First, while city charter schools struggled early on, they have increasingly outpaced district schools as they've matured. According to the latest figures from the district's Office of Accountability, 75 percent of charter students graduated from high school within four years, compared with 60 percent in traditional district schools.

The Pennsylvania Value-Added Assessment System, which measures how much students learn in a year, shows Philadelphia charters have exceeded Pennsylvania's average achievement gains, while the city's traditional public schools have not. If we want city students to learn more, we should be expanding the charter sector, not shrinking it. We should also do more to learn from the best charters.

Second, while the SRC claims we can't afford more charter schools, the full financial picture shows they save money.

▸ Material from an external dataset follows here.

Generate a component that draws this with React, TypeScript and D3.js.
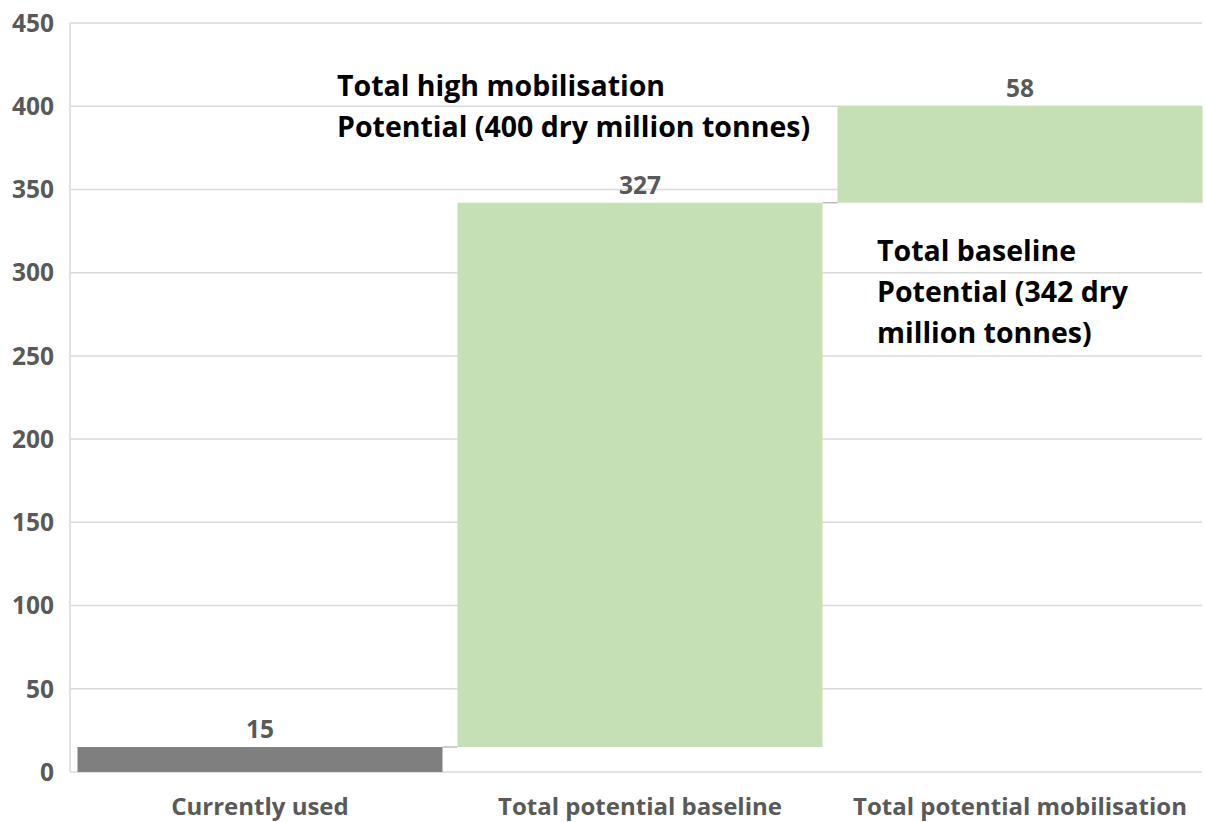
import React from "react";
import * as d3 from "d3";

const categories = ["Currently used", "Total potential baseline", "Total potential mobilisation"];
const increments = [15, 327, 58];
const barColors = ["#7f7f7f", "#c5e0b4", "#c5e0b4"];
const yTicks = [0, 50, 100, 150, 200, 250, 300, 350, 400, 450];
const noteHigh = ["Total high mobilisation", "Potential (400 dry million tonnes)"];
const noteBase = ["Total baseline", "Potential (342 dry", "million tonnes)"];

const W = 1205;
const H = 822;
const FONT = "'Open Sans', Lato, sans-serif";

export default function App() {
  const x = d3
    .scaleBand<string>()
    .domain(categories)
    .range([70, 1210])
    .paddingInner(0.0395)
    .paddingOuter(0.0197);
  const y = d3.scaleLinear().domain([0, 450]).range([772, 23]);

  let cum = 0;
  const bars = increments.map((v, i) => {
    const start = cum;
    cum += v;
    return { cat: categories[i], start, end: cum, value: v, color: barColors[i] };
  });

  const gridRight = 1202;
  const bw = x.bandwidth();

  return (
    <svg width={W} height={H} style={{ position: "absolute", left: 0, top: 0, background: "#fff" }}>
      <rect x={0} y={0} width={W} height={H} fill="#fff" />
      {yTicks.map((t) => (
        <g key={t}>
          <line x1={70} x2={gridRight} y1={y(t)} y2={y(t)} stroke="#d9d9d9" strokeWidth={1.5} />
          <text
            x={54}
            y={y(t)}
            dy="0.36em"
            textAnchor="end"
            fontFamily={FONT}
            fontWeight={700}
            fontSize={24.5}
            fill="#595959"
          >
            {t}
          </text>
        </g>
      ))}
      <line x1={70} x2={70} y1={y(450)} y2={y(0)} stroke="#d9d9d9" strokeWidth={1.5} />

      {bars.map((b, i) => (
        <g key={b.cat}>
          <rect
            x={x(b.cat)}
            y={y(b.end)}
            width={bw}
            height={y(b.start) - y(b.end)}
            fill={b.color}
          />
          <text
            x={(x(b.cat) as number) + bw / 2}
            y={y(b.end) - 9}
            textAnchor="middle"
            fontFamily={FONT}
            fontWeight={700}
            fontSize={24.5}
            fill="#595959"
          >
            {b.value}
          </text>
          {i < bars.length - 1 && (
            <line
              x1={(x(b.cat) as number) + bw}
              x2={x(bars[i + 1].cat) as number}
              y1={y(b.end)}
              y2={y(b.end)}
              stroke="#bfbfbf"
              strokeWidth={1.5}
            />
          )}
          <text
            x={(x(b.cat) as number) + bw / 2}
            y={815}
            textAnchor="middle"
            fontFamily={FONT}
            fontWeight={700}
            fontSize={24}
            fill="#595959"
          >
            {b.cat}
          </text>
        </g>
      ))}

      {noteHigh.map((s, i) => (
        <text
          key={s}
          x={337}
          y={96 + i * 41}
          fontFamily={FONT}
          fontWeight={700}
          fontSize={28.5}
          fill="#000"
        >
          {s}
        </text>
      ))}
      {noteBase.map((s, i) => (
        <text
          key={s}
          x={877}
          y={261 + i * 41}
          fontFamily={FONT}
          fontWeight={700}
          fontSize={28.5}
          fill="#000"
        >
          {s}
        </text>
      ))}
    </svg>
  );
}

School finance expert and charter advocate Michael Whisman reports that for the 2010-11 school year, traditional city schools spent an average of $14,578 per child, while charters received only $9,873 a student. So each student attending a charter saves $4,705. That money can be used to improve programs and raise teachers' salaries.

Finally, we can't ignore the views of kids and parents. A great many children in charter schools - probably most - enroll only after having done badly in traditional public schools. For those kids and parents, charters offer a second chance.

I'm on the unpaid board of the nonprofit Achievement House Cyber Charter School, which serves 146 Philadelphia students. Our average new student is two years below grade level. And as in traditional public schools, not all of our students make it. But given a second chance, many flourish.

One parent wrote of a former student: "No doubt her success is due to strong leadership and the right foundation at AHCCS. She is attending the Art Institute of Philadelphia for fashion marketing, and achieved a 3.6 GPA for the first marking period!" Similarly, in an anonymous survey, a student marveled that in contrast to her prior school, "My special ed. teacher last year called and emailed me and my mom all the time. She was watching my work. She called when she seen I was having trouble."

In short, student performance, school finances, and parent and student sentiment all show that Philadelphia's charter sector should grow. Only the bureaucrats stand in the way.

The long-term solution is action by state lawmakers, who will soon have another chance to provide much-needed charter reform. Until then, the SRC must remain accountable to current laws and agreements, and it must overturn its reckless decision to single out charter schools and punish families seeking a more promising future. The more than 47,000 Philadelphia children served by charter schools - and the more than 34,000 who would like to join them - are counting on it.